A lot of my friends did go however. The next day, they weren't taking about the service, so much about D.
She was at the funeral. Of course she would be. I beat hell out of myself for not putting together that she would be, before the funeral. I beat hell out of myself again, for thinking that a funeral might be a place to rekindle a friendship that never was.
All my friends would talk about, was how great she looked. How beautiful she'd become. The amazing transformation she'd made in the last decade, from shaggy haired tomboy, to sophomore dream queen.
And all I had, all I have...
Memories and imagination.
The only ingredients needed for that devilish brain alchemist to create emotional chaos.
And in that maelstrom she still dances, in a dress I've never seen, and a smile I'll never forget.
And sometimes I still see her hanging, upside down from steel, and I remember that I can also be brave, and I send her my silent gratitude.
And in that chasm spanning then and now, I've walked with love a million times. And a for few glorious moments, someone who loved me too, walked beside me.
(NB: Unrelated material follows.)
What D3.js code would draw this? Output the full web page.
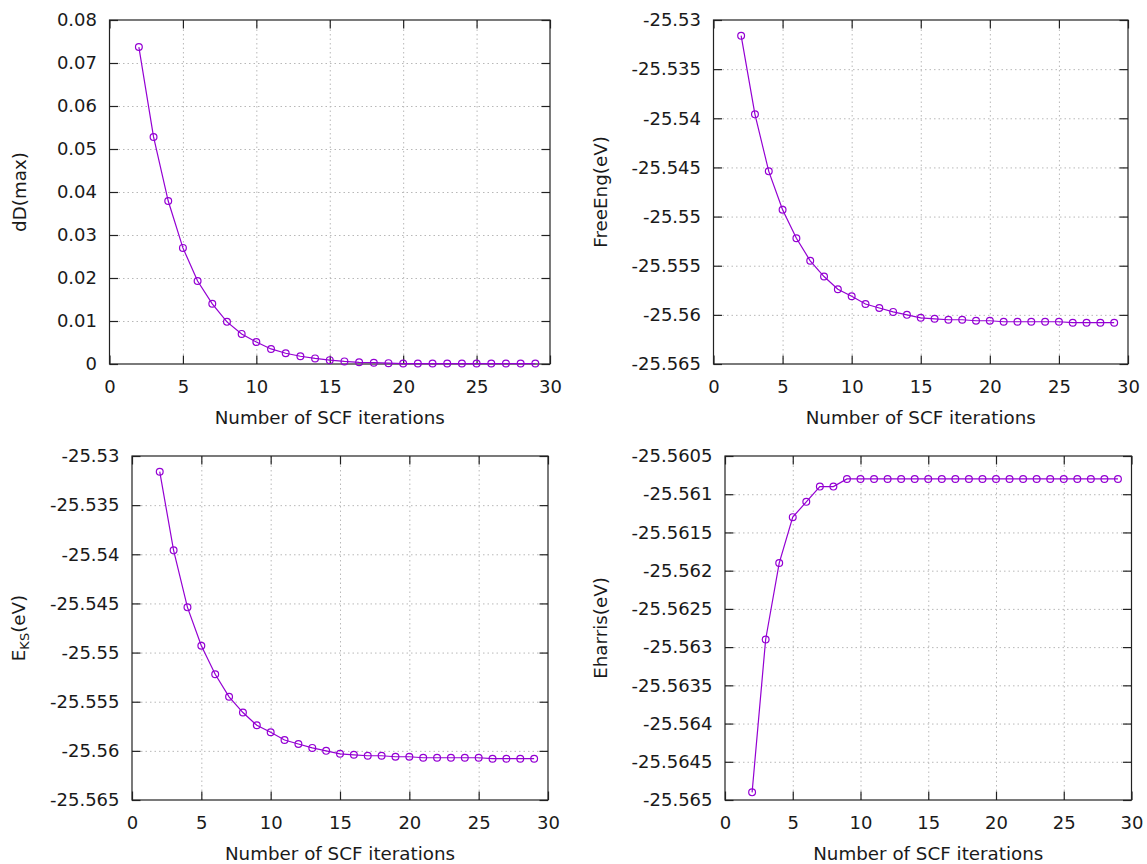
<!DOCTYPE html>
<meta charset="utf-8">
<style>
body { margin: 0; background: #fff; }
svg { display: block; font-family: "DejaVu Sans", sans-serif; }
.tick text { font-family: "DejaVu Sans", sans-serif; font-size: 18px; fill: #1a1a1a; }
.grid line { stroke: #b8b8b8; stroke-dasharray: 1.5,3; }
.lbl { font-size: 18.3px; fill: #1a1a1a; }
</style>
<svg id="chart" width="1147" height="864"></svg>
<script src="https://cdn.jsdelivr.net/npm/d3@7"></script>
<script>
// SCF convergence data, iterations 2..29
var iterations = [2,3,4,5,6,7,8,9,10,11,12,13,14,15,16,17,18,19,20,21,22,23,24,25,26,27,28,29];

var dDmax = [0.0737,0.0528,0.0379,0.0270,0.0193,0.0140,0.0098,0.0070,0.0051,0.0035,0.0025,0.0018,0.0013,0.0009,
             0.0006,0.0004,0.0003,0.0002,0.0001,0.0001,0.0001,0.0001,0.0001,0.0001,0.0001,0.0001,0.0001,0.0001];

var freeEng = [-25.5316,-25.5396,-25.5454,-25.5493,-25.5522,-25.5545,-25.5561,-25.5574,-25.5581,-25.5589,-25.5593,-25.5597,-25.5600,-25.5603,
               -25.5604,-25.5605,-25.5605,-25.5606,-25.5606,-25.5607,-25.5607,-25.5607,-25.5607,-25.5607,-25.5608,-25.5608,-25.5608,-25.5608];

var eKS = [-25.5316,-25.5396,-25.5454,-25.5493,-25.5522,-25.5545,-25.5561,-25.5574,-25.5581,-25.5589,-25.5593,-25.5597,-25.5600,-25.5603,
           -25.5604,-25.5605,-25.5605,-25.5606,-25.5606,-25.5607,-25.5607,-25.5607,-25.5607,-25.5607,-25.5608,-25.5608,-25.5608,-25.5608];

var eHarris = [-25.5649,-25.5629,-25.5619,-25.5613,-25.5611,-25.5609,-25.5609,-25.5608,-25.5608,-25.5608,-25.5608,-25.5608,-25.5608,-25.5608,
               -25.5608,-25.5608,-25.5608,-25.5608,-25.5608,-25.5608,-25.5608,-25.5608,-25.5608,-25.5608,-25.5608,-25.5608,-25.5608,-25.5608];

var xTicks = [0,5,10,15,20,25,30];
var dDTicks = [0,0.01,0.02,0.03,0.04,0.05,0.06,0.07,0.08];
var dDLabels = ["0","0.01","0.02","0.03","0.04","0.05","0.06","0.07","0.08"];
var engTicks = [-25.565,-25.56,-25.555,-25.55,-25.545,-25.54,-25.535,-25.53];
var engLabels = ["-25.565","-25.56","-25.555","-25.55","-25.545","-25.54","-25.535","-25.53"];
var harTicks = [-25.565,-25.5645,-25.564,-25.5635,-25.563,-25.5625,-25.562,-25.5615,-25.561,-25.5605];
var harLabels = ["-25.565","-25.5645","-25.564","-25.5635","-25.563","-25.5625","-25.562","-25.5615","-25.561","-25.5605"];

var xLabel = "Number of SCF iterations";
var color = "#9400d3";

// panel layout (plot frame in page pixels)
var panels = [
  {x0: 109.5, x1: 550,  y0: 20,  y1: 364, values: dDmax,   ticks: dDTicks, labels: dDLabels,  ylab: "dD(max)",     labX: 20},
  {x0: 713.5, x1: 1128, y0: 20,  y1: 364, values: freeEng, ticks: engTicks, labels: engLabels, ylab: "FreeEng(eV)", labX: 601},
  {x0: 132,   x1: 548,  y0: 456, y1: 800, values: eKS,     ticks: engTicks, labels: engLabels, ylab: "KS",          labX: 19},
  {x0: 725,   x1: 1131.5, y0: 456, y1: 800, values: eHarris, ticks: harTicks, labels: harLabels, ylab: "Eharris(eV)", labX: 601}
];

var svg = d3.select("#chart");

panels.forEach(function(p) {
  var x = d3.scaleLinear().domain([0, 30]).range([p.x0, p.x1]);
  var y = d3.scaleLinear().domain([p.ticks[0], p.ticks[p.ticks.length - 1]]).range([p.y1, p.y0]);
  var w = p.x1 - p.x0, h = p.y1 - p.y0;
  var g = svg.append("g");

  // dotted grid
  g.append("g").attr("class", "grid")
    .attr("transform", "translate(0," + p.y1 + ")")
    .call(d3.axisBottom(x).tickValues(xTicks.slice(1, -1)).tickSize(-h).tickFormat(""))
    .call(function(s) { s.select(".domain").remove(); });
  g.append("g").attr("class", "grid")
    .attr("transform", "translate(" + p.x0 + ",0)")
    .call(d3.axisLeft(y).tickValues(p.ticks.slice(1, -1)).tickSize(-w).tickFormat(""))
    .call(function(s) { s.select(".domain").remove(); });

  // axes with inward ticks, mirrored on top/right
  var tk = 8.5;
  g.append("g")
    .attr("transform", "translate(0," + p.y1 + ")")
    .call(d3.axisBottom(x).tickValues(xTicks).tickSize(-tk).tickPadding(16))
    .call(function(s) { s.select(".domain").remove(); });
  g.append("g")
    .attr("transform", "translate(0," + p.y0 + ")")
    .call(d3.axisTop(x).tickValues(xTicks).tickSize(-tk).tickFormat(""))
    .call(function(s) { s.select(".domain").remove(); });
  g.append("g")
    .attr("transform", "translate(" + p.x0 + ",0)")
    .call(d3.axisLeft(y).tickValues(p.ticks).tickSize(-tk).tickPadding(12.5)
      .tickFormat(function(d, i) { return p.labels[i]; }))
    .call(function(s) { s.select(".domain").remove(); });
  g.append("g")
    .attr("transform", "translate(" + p.x1 + ",0)")
    .call(d3.axisRight(y).tickValues(p.ticks).tickSize(-tk).tickFormat(""))
    .call(function(s) { s.select(".domain").remove(); });
  g.selectAll(".tick line").filter(function() { return !this.parentNode.parentNode.classList.contains("grid"); })
    .attr("stroke", "#222").attr("stroke-width", 1.2);
  g.selectAll(".tick text").attr("fill", "#1a1a1a");

  // frame
  g.append("rect")
    .attr("x", p.x0).attr("y", p.y0).attr("width", w).attr("height", h)
    .attr("fill", "none").attr("stroke", "#222").attr("stroke-width", 1.2);

  // data line + circle markers
  var pts = iterations.map(function(it, i) { return [it, p.values[i]]; });
  g.append("path")
    .datum(pts)
    .attr("fill", "none").attr("stroke", color).attr("stroke-width", 1.2)
    .attr("d", d3.line().x(function(d) { return x(d[0]); }).y(function(d) { return y(d[1]); }));
  g.selectAll("circle").data(pts).enter().append("circle")
    .attr("cx", function(d) { return x(d[0]); })
    .attr("cy", function(d) { return y(d[1]); })
    .attr("r", 3.4)
    .attr("fill", "none").attr("stroke", color).attr("stroke-width", 1.2);

  // axis titles
  g.append("text").attr("class", "lbl")
    .attr("x", (p.x0 + p.x1) / 2).attr("y", p.y1 + 60)
    .attr("text-anchor", "middle").text(xLabel);
  var yl = g.append("text").attr("class", "lbl")
    .attr("transform", "translate(" + p.labX + "," + (p.y0 + p.y1) / 2 + ") rotate(-90)")
    .attr("dy", "0.35em").attr("text-anchor", "middle");
  if (p.ylab === "KS") {
    yl.append("tspan").text("E");
    yl.append("tspan").attr("font-size", "13px").attr("dy", "4").text("KS");
    yl.append("tspan").attr("dy", "-4").text("(eV)");
  } else {
    yl.text(p.ylab);
  }
});
</script>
Each one teaching me something new. Something only she could teach. Only she could share. Only she could give.
Always, every goddamn breathtaking time, I learn about being brave. I learn about letting go. And I learn how to stand. How to walk. How to hang upside down with a smile.
And in my reality now, I choose to walk alone. I hold the hands of phantoms. A mix of some memory and some creation.
I lock these creations in a box, left somewhere that I can occasionally pull out, blow the dust off, open the lid, and gaze upon lightly.
I remember the faces of those who created me, as I've in turn created them. I wish them well if they're living, and kiss their ghost if they've gone.
You now, you are my future memory. You'll be in my box someday. I'll thank you then. I thank you now, because without you, I couldn't be me.